CHILLICOTHE Ill -- It's been 71 years since thousands of Americans were killed in the attack on Pearl Harbor.
World War II Veterans looked back on the tragic day and their personal experience serving our country.
For many United States Veterans, December 7th, 1941 is a day they will never forget.
More than 2,000 Americans were killed with more than 1,000 injured.
Veteran U.S. Army Sergeant Technician, Bill Allington, was only nineteen years old when he first heard the news.
"Some guy came in at about two o'clock in the afternoon and said, did you hear about the Japs bombing Pearl Harbor? And I said where in the world is Pearl Harbor? I never heard about it, but we heard about it the next day."
Allington said he soon realized his only option was to serve his country.
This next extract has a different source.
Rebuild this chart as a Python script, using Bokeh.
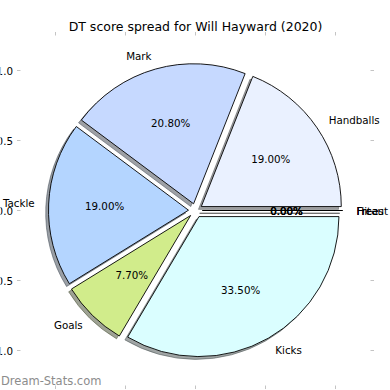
import numpy as np
from bokeh.plotting import figure
from bokeh.models import Range1d, ColumnDataSource
from bokeh.core.properties import value
from bokeh.embed import file_html
from bokeh.resources import INLINE

# ---- data ----
categories = ["Handballs", "Mark", "Tackle", "Goals", "Kicks", "Hitout", "Frees", "Free"]
shares = [19.0, 20.8, 19.0, 7.7, 33.5, 0.0, 0.0, 0.0]
colors = ["#eaf1ff", "#c6d9ff", "#b4d5ff", "#d1ec8b", "#dafeff", "#ffffff", "#ffffff", "#ffffff"]
explode = [0.05, 0.05, 0.05, 0.05, 0.05, 0.05, 0.05, 0.05]
tick_values = [-1.0, -0.5, 0.0, 0.5, 1.0]
tick_labels = ["\u22121.0", "\u22120.5", "0.0", "0.5", "1.0"]
title_text = "DT score spread for Will Hayward (2020)"
watermark_text = "Dream-Stats.com"

# ---- geometry / style ----
W = H = 390
PX = 140.0            # pixels per data unit
LIM = 1.25            # matplotlib axes limits
left_pad, top_pad = 20, 35
x0 = -LIM - left_pad / PX
x1 = x0 + W / PX
y1 = LIM + top_pad / PX
y0 = y1 - H / PX
FONT = value("DejaVu Sans")
FS = "10.3px"
SH = 0.02             # shadow offset
TICK = 3.5 / PX

vals = np.array(shares, dtype=float)
frac = vals / vals.sum()
edges = np.concatenate([[0.0], np.cumsum(frac)]) * 2 * np.pi
a0 = edges[:-1]
a1 = edges[1:]
mid = (a0 + a1) / 2
ex = np.array(explode)
cx = ex * np.cos(mid)
cy = ex * np.sin(mid)

def dim(c, k=0.3):
    c = c.lstrip("#")
    r, g, b = (int(c[i:i + 2], 16) for i in (0, 2, 4))
    return "#%02x%02x%02x" % (int(r * k), int(g * k), int(b * k))

p = figure(width=W, height=H, x_range=Range1d(x0, x1), y_range=Range1d(y0, y1),
           output_backend="svg", toolbar_location=None, min_border=0,
           x_axis_type=None, y_axis_type=None)
p.outline_line_color = None
p.background_fill_color = "white"
p.border_fill_color = "white"

pos = vals > 0
zero = ~pos

src = ColumnDataSource(dict(cx=cx[pos], cy=cy[pos], a0=a0[pos], a1=a1[pos],
                            col=[c for c, k in zip(colors, pos) if k],
                            sh=[dim(c) for c, k in zip(colors, pos) if k],
                            sx=cx[pos] - SH, sy=cy[pos] - SH))
zsrc = ColumnDataSource(dict(xs=cx[zero], ys=cy[zero],
                             xe=cx[zero] + np.cos(a0[zero]), ye=cy[zero] + np.sin(a0[zero]),
                             sxs=cx[zero] - SH, sys=cy[zero] - SH,
                             sxe=cx[zero] + np.cos(a0[zero]) - SH, sye=cy[zero] + np.sin(a0[zero]) - SH))

# shadows
p.wedge(x="sx", y="sy", radius=1.0, start_angle="a0", end_angle="a1", source=src,
        fill_color="sh", fill_alpha=0.5, line_color="sh", line_alpha=0.5, line_width=1)
p.segment(x0="sxs", y0="sys", x1="sxe", y1="sye", source=zsrc,
          line_color="#4c4c4c", line_alpha=0.5, line_width=1)
# wedges
p.wedge(x="cx", y="cy", radius=1.0, start_angle="a0", end_angle="a1", source=src,
        fill_color="col", line_color="black", line_width=0.9)
p.segment(x0="xs", y0="ys", x1="xe", y1="ye", source=zsrc,
          line_color="black", line_width=0.9)

# category labels
lx = cx + 1.1 * np.cos(mid)
ly = cy + 1.1 * np.sin(mid)
lab = ColumnDataSource(dict(x=lx, y=ly, t=categories,
                            al=["left" if v > 0 else "right" for v in lx]))
p.text(x="x", y="y", text="t", text_align="al", text_baseline="middle", source=lab,
       text_font=FONT, text_font_size=FS, text_color="black")

# percentage labels
px_ = cx + 0.6 * np.cos(mid)
py_ = cy + 0.6 * np.sin(mid)
pct = ColumnDataSource(dict(x=px_, y=py_, t=["%.2f%%" % (f * 100) for f in frac]))
p.text(x="x", y="y", text="t", text_align="center", text_baseline="middle", source=pct,
       text_font=FONT, text_font_size=FS, text_color="black")

# tick marks (left / right / top / bottom)
tv = np.array(tick_values)
n = len(tv)
tick_col = "#c4c4c4"
p.segment(x0=[-LIM] * n, y0=tv, x1=[-LIM - TICK] * n, y1=tv, line_color=tick_col, line_width=1)
p.segment(x0=[LIM] * n, y0=tv, x1=[LIM + TICK] * n, y1=tv, line_color=tick_col, line_width=1)
p.segment(x0=tv, y0=[LIM] * n, x1=tv, y1=[LIM + TICK] * n, line_color=tick_col, line_width=1)
p.segment(x0=tv, y0=[-LIM] * n, x1=tv, y1=[-LIM - TICK] * n, line_color=tick_col, line_width=1)

# tick labels (left axis)
p.text(x=[-LIM - 2 * TICK - 0.5 / PX] * n, y=tv, text=tick_labels, text_align="right",
       text_baseline="middle", text_font=FONT, text_font_size=FS, text_color="black")

# title
p.text(x=[0.0], y=[y1 - 26 / PX], text=[title_text], text_align="center", text_baseline="middle",
       text_font=FONT, text_font_size="12.5px", text_color="black")

# watermark
p.text(x=[x0 + 0.5 / PX], y=[y1 - 380 / PX], text=[watermark_text], text_align="left",
       text_baseline="middle", text_font=FONT, text_font_size="11.5px", text_color="#8c8c8c")

open("out.html", "w").write(file_html(p, INLINE))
"What did I know about world policies or the war. We just knew what was happening and we had to go," said Allington.
While Allington risked his life primarily working on vehicles right in the middle of the war, he remained humble about his duties, paying homage to those who lost their lives.
"They were the heroes, the ones that lost their lives. I had some classmates who died in the service. They were killed or missing and you kind of think about that once in awhile," said Allington.
Another World War 2 Veteran out of Peoria explained how important it is to remember those who were lost at Pearl Harbor.
"If we don't remember we wouldn't be here today for one thing ya know. We had to go through all that that the young ones never had to go through and they should remember," said World War II Veteran, Robert Davis.
For Veteran's like Allington, it's not something he would particularly do again, but something he'll never forget.
"It was a good experience and it was what you were supposed to do. But I was glad to get home" said Allington.
On Saturday, Representative Gordon-Booth will be joined by local dignitaries to offer free pancake and sausage breakfasts in remembrance of Pearl Harbor, and the sacrifices of all veterans.